Brandon Hancock (born June 13, 1983) is an American sports journalist and former football player at the position of fullback, who played for the University of Southern California Trojans football team.

==Early life==
Hancock attended Clovis West High School (Fresno, California) and was a student and a letterman in football. In football, he won All-League and All-CIF honors. Hancock graduated from Clovis West High School in 2002 as Valedictorian. He narrowed his college choices between USC and Stanford, ultimately choosing the Trojans because of the school's proximity to the entertainment industry, as well as Trojan head coach Pete Carroll.

==College career==
He majored in communications at the University of Southern California where he graduated with a 3.91 GPA and was a member of Phi Beta Kappa; he was also a member of the debate team. He is currently obtaining his master's degree in Communication Management and Entertainment from the USC Annenberg School for Communication.
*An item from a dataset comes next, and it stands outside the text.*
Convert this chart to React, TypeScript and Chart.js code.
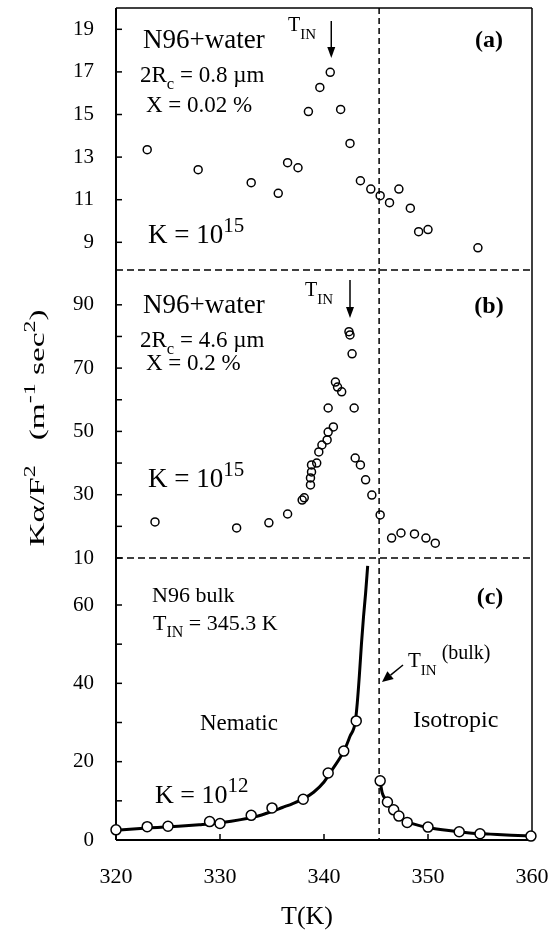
import { useEffect, useRef } from 'react';
import { Chart, registerables } from 'chart.js';
Chart.register(...registerables);

const SERIF = '"Liberation Serif", "Times New Roman", serif';

// ---- shared x axis ----
const xMin = 320;
const xMax = 360;
const xTicks = [320, 330, 340, 350, 360];
const tInBulk = 345.3;

// ---- panel (a): N96+water, 2Rc = 0.8 µm ----
const aMin = 7.7;
const aMax = 20;
const aTicks = [9, 11, 13, 15, 17, 19];
const aLabels = [9, 11, 13, 15, 17, 19];
const aTemp = [323.0, 327.9, 333.0, 335.6, 336.5, 337.5, 338.5, 339.6, 340.6, 341.6, 342.5, 343.5, 344.5, 345.4, 346.3, 347.2, 348.3, 349.1, 350.0, 354.8];
const aVal = [13.35, 12.41, 11.8, 11.3, 12.74, 12.5, 15.14, 16.27, 16.98, 15.24, 13.64, 11.89, 11.5, 11.19, 10.86, 11.5, 10.6, 9.5, 9.6, 8.74];
const aPeakT = 340.7;

// ---- panel (b): N96+water, 2Rc = 4.6 µm ----
const bMin = 10;
const bMax = 101;
const bTicks = [10, 20, 30, 40, 50, 60, 70, 80, 90];
const bLabels = [10, 30, 50, 70, 90];
const bTemp = [323.75, 331.6, 334.7, 336.5, 337.9, 338.1, 338.7, 338.7, 338.8, 338.8, 339.3, 339.5, 339.8, 340.3, 340.4, 340.9, 340.4, 341.1, 341.3, 341.7, 342.9, 342.4, 342.5, 342.7, 343.0, 343.5, 344.0, 344.6, 345.4, 346.5, 347.4, 348.7, 349.8, 350.7];
const bVal = [21.4, 19.5, 21.1, 23.9, 28.3, 29.0, 33.1, 35.3, 37.2, 39.4, 40.0, 43.5, 45.7, 47.3, 49.8, 51.4, 57.4, 65.6, 64.0, 62.5, 57.4, 81.5, 80.5, 74.5, 41.6, 39.4, 34.7, 29.9, 23.6, 16.3, 17.9, 17.6, 16.3, 14.7];
const bPeakT = 342.5;

// ---- panel (c): N96 bulk ----
const cMin = 0;
const cMax = 72;
const cTicks = [0, 10, 20, 30, 40, 50, 60];
const cLabels = [0, 20, 40, 60];
const cNemTemp = [320, 323, 325, 329, 330, 333, 335, 338, 340.4, 341.9, 343.1];
const cNemVal = [2.6, 3.4, 3.5, 4.7, 4.2, 6.3, 8.2, 10.4, 17.1, 22.7, 30.4];
const cIsoTemp = [345.4, 346.1, 346.7, 347.2, 348.0, 350.0, 353.0, 355.0, 359.9];
const cIsoVal = [15.1, 9.7, 7.7, 6.1, 4.5, 3.3, 2.1, 1.6, 1.0];
// fitted curves
const cNemFitT = [320, 322, 324, 326, 328, 330, 332, 334, 335, 336, 337, 338, 339, 340, 340.5, 341, 341.5, 342, 342.5, 343, 343.2, 343.4, 343.6, 343.8, 344.0, 344.2];
const cNemFitV = [2.5, 2.9, 3.2, 3.5, 3.9, 4.4, 5.2, 6.4, 7.3, 8.3, 9.3, 10.5, 12.2, 14.8, 16.8, 18.8, 20.8, 23.2, 26.5, 30.0, 35.0, 42.0, 50.0, 57.0, 63.0, 70.0];
const cIsoFitT = [345.4, 345.6, 346.0, 346.5, 347.0, 347.5, 348.0, 349.0, 350.0, 352.0, 354.0, 356.0, 358.0, 360.0];
const cIsoFitV = [15.0, 12.0, 10.2, 8.2, 6.6, 5.6, 4.7, 3.8, 3.2, 2.4, 1.8, 1.5, 1.2, 1.0];

type Seg = { t: string; k?: 'sup' | 'sub'; bold?: boolean; size?: number; dy?: number };

function rich(ctx: CanvasRenderingContext2D, x: number, y: number, segs: Seg[], size: number, measureOnly = false): number {
  let cx = x;
  for (const s of segs) {
    const fs = s.size ?? (s.k ? size * 0.72 : size);
    ctx.font = `${s.bold ? 'bold ' : ''}${fs}px ${SERIF}`;
    const dy = s.dy ?? (s.k === 'sup' ? -size * 0.42 : s.k === 'sub' ? size * 0.3 : 0);
    if (!measureOnly) ctx.fillText(s.t, cx, y + dy);
    cx += ctx.measureText(s.t).width;
  }
  return cx - x;
}

function arrow(ctx: CanvasRenderingContext2D, x1: number, y1: number, x2: number, y2: number, head = 11, half = 4) {
  const ang = Math.atan2(y2 - y1, x2 - x1);
  const bx = x2 - head * Math.cos(ang);
  const by = y2 - head * Math.sin(ang);
  ctx.beginPath();
  ctx.moveTo(x1, y1);
  ctx.lineTo(bx, by);
  ctx.stroke();
  ctx.beginPath();
  ctx.moveTo(x2, y2);
  ctx.lineTo(bx + half * Math.sin(ang), by - half * Math.cos(ang));
  ctx.lineTo(bx - half * Math.sin(ang), by + half * Math.cos(ang));
  ctx.closePath();
  ctx.fill();
}

const decor = {
  id: 'decor',
  beforeDatasetsDraw(chart: any) {
    const { ctx, chartArea: ca, scales } = chart;
    const x = scales.x, ya = scales.ya, yb = scales.yb, yc = scales.yc;
    const line = (x1: number, y1: number, x2: number, y2: number) => {
      ctx.beginPath(); ctx.moveTo(x1, y1); ctx.lineTo(x2, y2); ctx.stroke();
    };
    ctx.save();
    ctx.strokeStyle = '#000';
    ctx.lineWidth = 1.5;
    ctx.setLineDash([7, 4]);
    line(ca.left, ya.bottom, ca.right, ya.bottom);
    line(ca.left, yb.bottom, ca.right, yb.bottom);
    ctx.setLineDash([6, 4]);
    const xv = x.getPixelForValue(tInBulk);
    line(xv, ca.top, xv, ca.bottom);
    ctx.setLineDash([]);
    // frame
    ctx.lineWidth = 1.5;
    line(ca.left, ca.top, ca.right, ca.top);
    line(ca.right, ca.top, ca.right, ca.bottom);
    ctx.lineWidth = 2;
    line(ca.left, ca.top, ca.left, ca.bottom);
    line(ca.left, ca.bottom, ca.right, ca.bottom);
    // inward ticks
    ctx.lineWidth = 1.5;
    for (const v of aTicks) { const p = ya.getPixelForValue(v); line(ca.left, p, ca.left + 6, p); }
    for (const v of bTicks) { const p = yb.getPixelForValue(v); line(ca.left, p, ca.left + 6, p); }
    for (const v of cTicks) { const p = yc.getPixelForValue(v); line(ca.left, p, ca.left + 6, p); }
    for (const v of xTicks) { const p = x.getPixelForValue(v); line(p, ca.bottom, p, ca.bottom - 6); }
    ctx.restore();
  },
  afterDatasetsDraw(chart: any) {
    const { ctx, scales } = chart;
    const x = scales.x;
    ctx.save();
    ctx.fillStyle = '#000';
    ctx.strokeStyle = '#000';
    ctx.textAlign = 'left';
    ctx.textBaseline = 'alphabetic';

    // panel (a)
    rich(ctx, 143, 48, [{ t: 'N96+water' }], 27);
    rich(ctx, 140, 82, [{ t: '2R' }, { t: 'c', k: 'sub' }, { t: ' = 0.8 \u00b5m' }], 23);
    rich(ctx, 146, 112, [{ t: 'X = 0.02 %' }], 23);
    rich(ctx, 148, 243, [{ t: 'K = 10' }, { t: '15', k: 'sup', size: 21 }], 27);
    rich(ctx, 288, 31, [{ t: 'T' }, { t: 'IN', k: 'sub', size: 15, dy: 8 }], 20);
    ctx.lineWidth = 1.5;
    const pa = x.getPixelForValue(aPeakT);
    arrow(ctx, pa, 21, pa, 58);
    ctx.textAlign = 'center';
    ctx.font = `bold 24px ${SERIF}`;
    ctx.fillText('(a)', 489, 47);
    ctx.textAlign = 'left';

    // panel (b)
    rich(ctx, 143, 313, [{ t: 'N96+water' }], 27);
    rich(ctx, 140, 347, [{ t: '2R' }, { t: 'c', k: 'sub' }, { t: ' = 4.6 \u00b5m' }], 23);
    rich(ctx, 146, 370, [{ t: 'X = 0.2 %' }], 23);
    rich(ctx, 148, 487, [{ t: 'K = 10' }, { t: '15', k: 'sup', size: 21 }], 27);
    rich(ctx, 305, 296, [{ t: 'T' }, { t: 'IN', k: 'sub', size: 15, dy: 8 }], 20);
    const pb = x.getPixelForValue(bPeakT);
    arrow(ctx, pb, 280, pb, 318);
    ctx.textAlign = 'center';
    ctx.font = `bold 24px ${SERIF}`;
    ctx.fillText('(b)', 489, 313);
    ctx.fillText('(c)', 490, 604);
    ctx.textAlign = 'left';

    // panel (c)
    rich(ctx, 152, 602, [{ t: 'N96 bulk' }], 22);
    rich(ctx, 153, 630, [{ t: 'T' }, { t: 'IN', k: 'sub', size: 16, dy: 7 }, { t: ' = 345.3 K' }], 22);
    rich(ctx, 200, 730, [{ t: 'Nematic' }], 23);
    rich(ctx, 413, 727, [{ t: 'Isotropic' }], 24);
    rich(ctx, 155, 803, [{ t: 'K = 10' }, { t: '12', k: 'sup', size: 21 }], 26);
    rich(ctx, 408, 667, [{ t: 'T' }, { t: 'IN', k: 'sub', size: 15, dy: 8 }, { t: ' (bulk)', size: 20, dy: -8 }], 21);
    ctx.lineWidth = 1.5;
    arrow(ctx, 403, 665, 382, 682, 11, 5);

    // axis titles
    ctx.textAlign = 'center';
    ctx.font = `26px ${SERIF}`;
    ctx.fillText('T(K)', 307, 924);
    ctx.textAlign = 'left';

    const ySegs: Seg[] = [
      { t: 'K\u03b1/F' }, { t: '2', k: 'sup' }, { t: '   (m' }, { t: '-1', k: 'sup' }, { t: ' sec' }, { t: '2', k: 'sup' }, { t: ')' },
    ];
    const w = rich(ctx, 0, 0, ySegs, 22, true);
    ctx.translate(44, 428);
    ctx.rotate(-Math.PI / 2);
    ctx.scale(237 / w, 1);
    rich(ctx, -w / 2, 0, ySegs, 22);
    ctx.restore();
  },
};

const pts = (xs: number[], ys: number[]) => xs.map((t, i) => ({ x: t, y: ys[i] }));

const yScale = (min: number, max: number, ticks: number[], labels: number[], weight: number, stackWeight: number) => ({
  type: 'linear' as const,
  position: 'left' as const,
  stack: 'panels',
  stackWeight,
  weight,
  min,
  max,
  grid: { display: false, drawTicks: false },
  border: { display: false },
  ticks: {
    padding: 22,
    autoSkip: false,
    color: '#000',
    font: { size: 21, family: SERIF },
    callback: (v: any) => (labels.includes(Number(v)) ? String(v) : ''),
  },
  afterBuildTicks: (s: any) => { s.ticks = ticks.map((v) => ({ value: v })); },
  afterFit: (s: any) => {
    s.width = 116;
    s.paddingTop = 0; s.paddingBottom = 0; s.paddingLeft = 0; s.paddingRight = 0;
  },
});

export default function App() {
  const ref = useRef<HTMLCanvasElement>(null);
  useEffect(() => {
    if (!ref.current) return;
    const openPts = { showLine: false, pointRadius: 4, pointBorderWidth: 1.5, pointBorderColor: '#000', pointBackgroundColor: 'rgba(0,0,0,0)', order: 0, clip: false as const };
    const filledPts = { showLine: false, pointRadius: 5, pointBorderWidth: 1.5, pointBorderColor: '#000', pointBackgroundColor: '#fff', order: 0, clip: false as const };
    const curve = { showLine: true, pointRadius: 0, borderColor: '#000', borderWidth: 3, cubicInterpolationMode: 'monotone' as const, order: 2 };
    const chart = new Chart(ref.current, {
      type: 'scatter',
      data: {
        datasets: [
          { label: 'a', data: pts(aTemp, aVal), yAxisID: 'ya', ...openPts },
          { label: 'b', data: pts(bTemp, bVal), yAxisID: 'yb', ...openPts },
          { label: 'c nematic fit', data: pts(cNemFitT, cNemFitV), yAxisID: 'yc', ...curve },
          { label: 'c isotropic fit', data: pts(cIsoFitT, cIsoFitV), yAxisID: 'yc', ...curve },
          { label: 'c nematic', data: pts(cNemTemp, cNemVal), yAxisID: 'yc', ...filledPts },
          { label: 'c isotropic', data: pts(cIsoTemp, cIsoVal), yAxisID: 'yc', ...filledPts },
        ] as any,
      },
      options: {
        animation: false,
        responsive: false,
        devicePixelRatio: 1,
        events: [],
        layout: { padding: { left: 0, right: 18, top: 8, bottom: 0 } },
        plugins: { legend: { display: false }, tooltip: { enabled: false } },
        scales: {
          x: {
            type: 'linear',
            position: 'bottom',
            min: xMin,
            max: xMax,
            grid: { display: false, drawTicks: false },
            border: { display: false },
            ticks: { padding: 24, autoSkip: false, maxRotation: 0, color: '#000', font: { size: 22, family: SERIF } },
            afterBuildTicks: (s: any) => { s.ticks = xTicks.map((v) => ({ value: v })); },
            afterFit: (s: any) => {
              s.height = 91;
              s.paddingTop = 0; s.paddingBottom = 0; s.paddingLeft = 0; s.paddingRight = 0;
            },
          },
          yc: yScale(cMin, cMax, cTicks, cLabels, 1, 282),
          yb: yScale(bMin, bMax, bTicks, bLabels, 2, 288),
          ya: yScale(aMin, aMax, aTicks, aLabels, 3, 262),
        } as any,
      },
      plugins: [decor],
    });
    return () => chart.destroy();
  }, []);
  return (
    <div style={{ position: 'fixed', left: 0, top: 0, width: 550, height: 931, background: '#fff' }}>
      <canvas ref={ref} width={550} height={931} style={{ display: 'block' }} />
    </div>
  );
}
He works part-time at ESPN Radio 710 AM for USC Trojans games, is a post-game anchor/analyst for KABC-TV in Los Angeles, and has appeared on Fox Sports.

==Personal life==
Hancock began bodybuilding at age 13, and earned the nickname "the Hulk". He grew in size and went from playing quarterback to linebacker to fullback. He has appeared in Flex, Muscle & Fitness, Men's Health, and Muscle Magazine International.